Poussant son pessimisme jusqu’au bout, Schopenhauer en vint jusqu’à faire de l’ennui le principe de la sociabilité. C’est la peur de la solitude, de se retrouver seul avec soi-même qui amène l’homme à aller vers autrui. Il vaut mieux se retrouver avec l’autre, peu importe qui, pour nous distraire et nous empêcher d’être face à nous mêmes. Schopenhauer nous montre que le pire emmerdeur que l’on puisse rencontrer, le moins endurable, c’est soi même. Etre seul avec soi, un supplice.

Une image clef de cette difficulté de vivre pour Schopenhauer est le jeu de cartes. Evidemment on pourrait faire une version moderne de ce désarroi. Il suffit d’une panne d’électricité : plus aucun jeu, aucune télévision, aucune musique. Seul avec et en face de soi.
Revenons en arrière d’un siècle : un couple de paysans ont trimé pour assurer leur survie et quand celle-ci est enfin assurée, on les retrouve au coin d'une table en train de jouer à la belote. A peine l’a-t-on gagnée, même péniblement, cette vie, qu’on doit s’en évader par tous les moyens, si stupides ou si insignifiants soient-ils. Schopenhauer nous fournit quelques précieuses réflexions sur l’évasion. Si l’on prend le mot au sérieux, qu’est-ce que peut bien valoir la vie ? Une prison, et l’idéal est de s’en évader par tous les moyens possibles.

Dans cet univers plutôt sombre y a t-il des échappées vers le bonheur, quelques portes de sorties ? «Oui, mais ce sont des fausses portes» répond Shopenhauer.


1. Ce qui dans cet univers représenterait un moindre mal, serait une succession de désirs et de satisfactions, à intervalles ni trop longs ni trop courts : pour que le désir ne soit pas à la longue trop frustrant, pour que la satisfaction ne se mue en satiété, lassitude ou écoeurement.

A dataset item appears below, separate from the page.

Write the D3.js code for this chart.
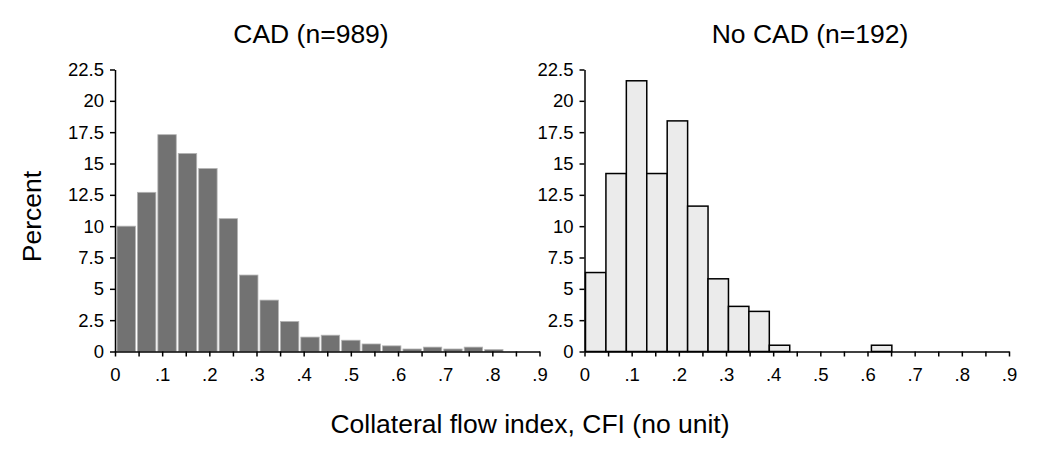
<!DOCTYPE html>
<html>
<head>
<meta charset="utf-8">
<script src="https://cdn.jsdelivr.net/npm/d3@7"></script>
<style>
  html, body { margin: 0; padding: 0; background: #fff; }
  svg { display: block; font-family: "Liberation Sans", Arial, Helvetica, sans-serif; }
  .axis path, .axis line { stroke: #000; stroke-width: 1.5px; }
  .axis text { font-size: 18.5px; fill: #000; font-family: "Liberation Sans", Arial, sans-serif; }
</style>
</head>
<body>
<svg id="chart" width="1040" height="460"></svg>
<script>
// ---- data ----
const panelTitles = ["CAD (n=989)", "No CAD (n=192)"];
const binWidth = 0.0433;
const cadPercent = [10.0, 12.7, 17.3, 15.8, 14.6, 10.6, 6.1, 4.1, 2.4, 1.15, 1.3, 0.9, 0.6, 0.45, 0.2, 0.35, 0.2, 0.35, 0.15];
const noCadPercent = [6.3, 14.2, 21.6, 14.2, 18.4, 11.6, 5.8, 3.6, 3.2, 0.5, 0, 0, 0, 0, 0.5];
const yTicks = [0, 2.5, 5, 7.5, 10, 12.5, 15, 17.5, 20, 22.5];
const yTickLabels = ["0", "2.5", "5", "7.5", "10", "12.5", "15", "17.5", "20", "22.5"];
const xMajorTicks = [0, 0.1, 0.2, 0.3, 0.4, 0.5, 0.6, 0.7, 0.8, 0.9];
const xTickLabels = ["0", ".1", ".2", ".3", ".4", ".5", ".6", ".7", ".8", ".9"];
const xAllTicks = [0, 0.05, 0.1, 0.15, 0.2, 0.25, 0.3, 0.35, 0.4, 0.45, 0.5, 0.55, 0.6, 0.65, 0.7, 0.75, 0.8, 0.85, 0.9];
const yLabel = "Percent";
const xLabel = "Collateral flow index, CFI (no unit)";

const svg = d3.select("#chart");

const y = d3.scaleLinear().domain([0, 22.5]).range([351.5, 69.5]);

const panels = [
  { title: panelTitles[0], data: cadPercent, range: [115, 539.5], titleX: 311,
    fill: "#727272", stroke: "#b4b4b4", strokeW: 0.8, inset: 1.0 },
  { title: panelTitles[1], data: noCadPercent, range: [584.5, 1009], titleX: 810,
    fill: "#ebebeb", stroke: "#000", strokeW: 1.5, inset: 0 }
];

panels.forEach(p => {
  const x = d3.scaleLinear().domain([0, 0.9]).range(p.range);
  const g = svg.append("g");

  const bins = p.data.map((v, i) => ({ x0: i * binWidth, x1: (i + 1) * binWidth, v }))
                     .filter(d => d.v > 0);
  g.selectAll("rect.bar").data(bins).join("rect")
    .attr("class", "bar")
    .attr("x", d => x(d.x0) + p.inset + 1)
    .attr("width", d => x(d.x1) - x(d.x0) - 2 * p.inset)
    .attr("y", d => y(d.v))
    .attr("height", d => y(0) - y(d.v))
    .attr("fill", p.fill)
    .attr("stroke", p.stroke)
    .attr("stroke-width", p.strokeW);

  const yAxis = d3.axisLeft(y)
    .tickValues(yTicks)
    .tickFormat((d, i) => yTickLabels[i])
    .tickSizeInner(5).tickSizeOuter(0).tickPadding(6);
  g.append("g").attr("class", "axis")
    .attr("transform", `translate(${p.range[0]},0)`)
    .call(yAxis);

  const xAxis = d3.axisBottom(x)
    .tickValues(xAllTicks)
    .tickFormat(d => {
      const idx = xMajorTicks.findIndex(t => Math.abs(t - d) < 1e-9);
      return idx >= 0 ? xTickLabels[idx] : "";
    })
    .tickSizeInner(5).tickSizeOuter(0).tickPadding(11);
  g.append("g").attr("class", "axis")
    .attr("transform", `translate(0,${y(0)})`)
    .call(xAxis);

  svg.append("text")
    .attr("x", p.titleX).attr("y", 43)
    .attr("text-anchor", "middle")
    .attr("font-size", 26.5)
    .text(p.title);
});

svg.append("text")
  .attr("transform", "translate(41,216.5) rotate(-90)")
  .attr("text-anchor", "middle")
  .attr("font-size", 26.5)
  .text(yLabel);

svg.append("text")
  .attr("x", 530).attr("y", 433)
  .attr("text-anchor", "middle")
  .attr("font-size", 26.5)
  .text(xLabel);
</script>
</body>
</html>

2. Il y a bien la philosophie et l’art grâce auxquels on peut s'évader, où on cesse d’être acteur, où on se place hors de la vie avec laquelle on prend ses distances et l’on devient spectateur du monde et de ses souffrances.
Pour illustrer cette échappée vers le bonheur, cet état d’exaltation, si paradoxal que cela puisse paraître, rien de plus éclatant que certains aveux de Sartre : "J’avais la berlue...Plus tard j’exposais gaiement que l’homme est impossible, impossible moi-même, je ne différais des autres que par le seul mandat de manifester cette impossibilité qui,du coup,se transfigurait, devenait ma possibilité la plus intime, l’objet de ma mission, le tremplin de ma gloire Truqué jusqu’à l’os et mystifié, j’écrivais joyeusement, sur notre malheureuse condition. Dogmatique, je doutais de tout sauf d’être l’élu du doute; je rétablissais d’une main ce que je détruisais de l’autre et je tenais l’inquiétude pour la garantie de ma sécurité; j’étais heureux"   Sartre, Les mots.
Mais, (il y a toujours des «mais» avec Schopenhauer) le philosophe et l’artiste se placent ainsi hors de la vie, hors du monde, et de plus ces pratiques, la philosophie et l’art, sont le propre des âmes sensibles. Ce ne sont que de vaines échappatoires. En plus d’être condamnés à la solitude, ils souffrent plus que les autres du tragique de la condition humaine.  On finit toujours par retomber dans la vraie vie. «La vie nous rattrape».
3. Évidemment, la tentation est forte de conseiller à Schopenhauer le suicide comme conclusion logique de son pessimisme morbide.
Schopenhauer se défend : "ce n’est pas l’amour de la vie qui nous retient mais la peur de la mort".
Si encore on avait la certitude de l’anéantissement total, de la fin absolue, mais notre nature est volonté, désir, vouloir vivre, "tendance vers" et elle nous convainc qu’il n’en est rien et que la mort n’est pas définitive.